Free City - Regions and Neighborhoods
Free City is officially divided into three regions—Westhaven, The Heartlands and Easthaven. Each borough contains multiple neighborhoods and serves as a semi-autonomous unit for administration, policing, infrastructure, and municipal services. While the Free City Council oversees the metropolis as a whole, each borough has its own Borough Chamber, District Authority, and Civil Command Post, making the city a battleground of inter-borough rivalries and political maneuvering.
Westhaven
Westhaven is one of the three primary boroughs of Free City, occupying the city’s vast western expanse. With a population of approximately 1.7 million as of 2025, Westhaven is known for its sprawling industrial corridors, aging suburbs, rural outposts, and underground cultures. It stretches from the North By Northwest (NWA) in the northwest, through abandoned factories and trailer park sprawl, all the way to the freshwater boundary of Fresh Creek River, separating it from the city’s elite zones to the south.
Historically overlooked in city planning, Westhaven developed as a patchwork of necessity and neglect—a borough defined by its labor force, its off-grid defiance, and its refusal to be tamed. The borough includes the rusting megastructures of The Industry, immigrant-heavy ports like Delphsthaven, the suburban grit of Monclair, and the rapidly gentrifying tech corridor of Newport. Further west lie The Farmlands, a no-man’s-land of cornfields, cults, and survivalists who claim independence from city government.
Neighborhoods
The Heartlands
The Heartlands is the central borough of Free City, encompassing the city’s historic core, financial institutions, and densest cultural zones. Bounded by the West River, Maze River, Free Bay, and the Atlantic Ocean, Heartlands occupies a cluster of interconnected islands, riverbanks, and waterfront infrastructure. As of the 2025 census, the borough has a population of approximately 2.7 million, making it the smallest by land area, but the most densely populated and symbolically significant of Free City’s three boroughs.

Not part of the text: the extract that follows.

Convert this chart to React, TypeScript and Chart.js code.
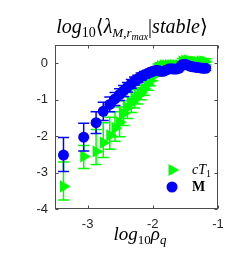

Originally founded as Nieuw-Rotterdam, Heartlands retains much of its colonial architecture, particularly in Little Rotterdam, which features preserved Dutch canals, cobbled streets, and radical squats housed in 17th-century buildings. Today, the borough serves as the spiritual and economic nucleus of the city—home to towering banks in the Financial District, sacred cathedrals and cults in Chapels, and the raw cultural explosion of Brixton, Hell’s Dishes, and Long Park.
Often referred to as the “Heart of the Night,” the borough is a vivid contradiction: it houses Free City’s most powerful elites and most dispossessed residents, often on the same block. It is a borough of billionaires and prophets, of blackouts and night markets, where influence is traded in both currency and blood. Freedom Night, a massive yearly rave that overtakes its canals and plazas, originated here and remains a symbol of its defiant spirit.
Neighborhoods
Easthaven
Easthaven is the largest and most populous borough of Free City, located east of the Maze River and the Leak River delta. Known for its sprawling housing blocks, spiritual enclaves, digital underworlds, and developing megaprojects, Easthaven is home to over 4.3 million residents as of 2025, making it the most populous of the three boroughs.
Diverse in both geography and identity, Easthaven encompasses neighborhoods like Mahogony, an Afro-Caribbean stronghold known for botanicas, rituals, and resistance; Dreamville, a new-model suburb built on Chinese foreign investment; and The Maze, an anarchic network of non-Euclidian streets and alleyways said to defy mapping. At the borough's core are The Projects—a vast expanse of state-built high-rises, home to the city’s most feared gangs and fiercest poets. Up north you find the Saltmines; abandoned wastelands, an old industry filled with scavengers and rumored cults.
Culturally rich and socioeconomically fractured, Easthaven is often seen as the pulse of Free City's street culture, producing chart-topping rap, underground zines, fashion trends, and political uprisings. The borough also includes Oakwood and Burgundy, more subdued neighborhoods favored by retirees, students, and ex-cops.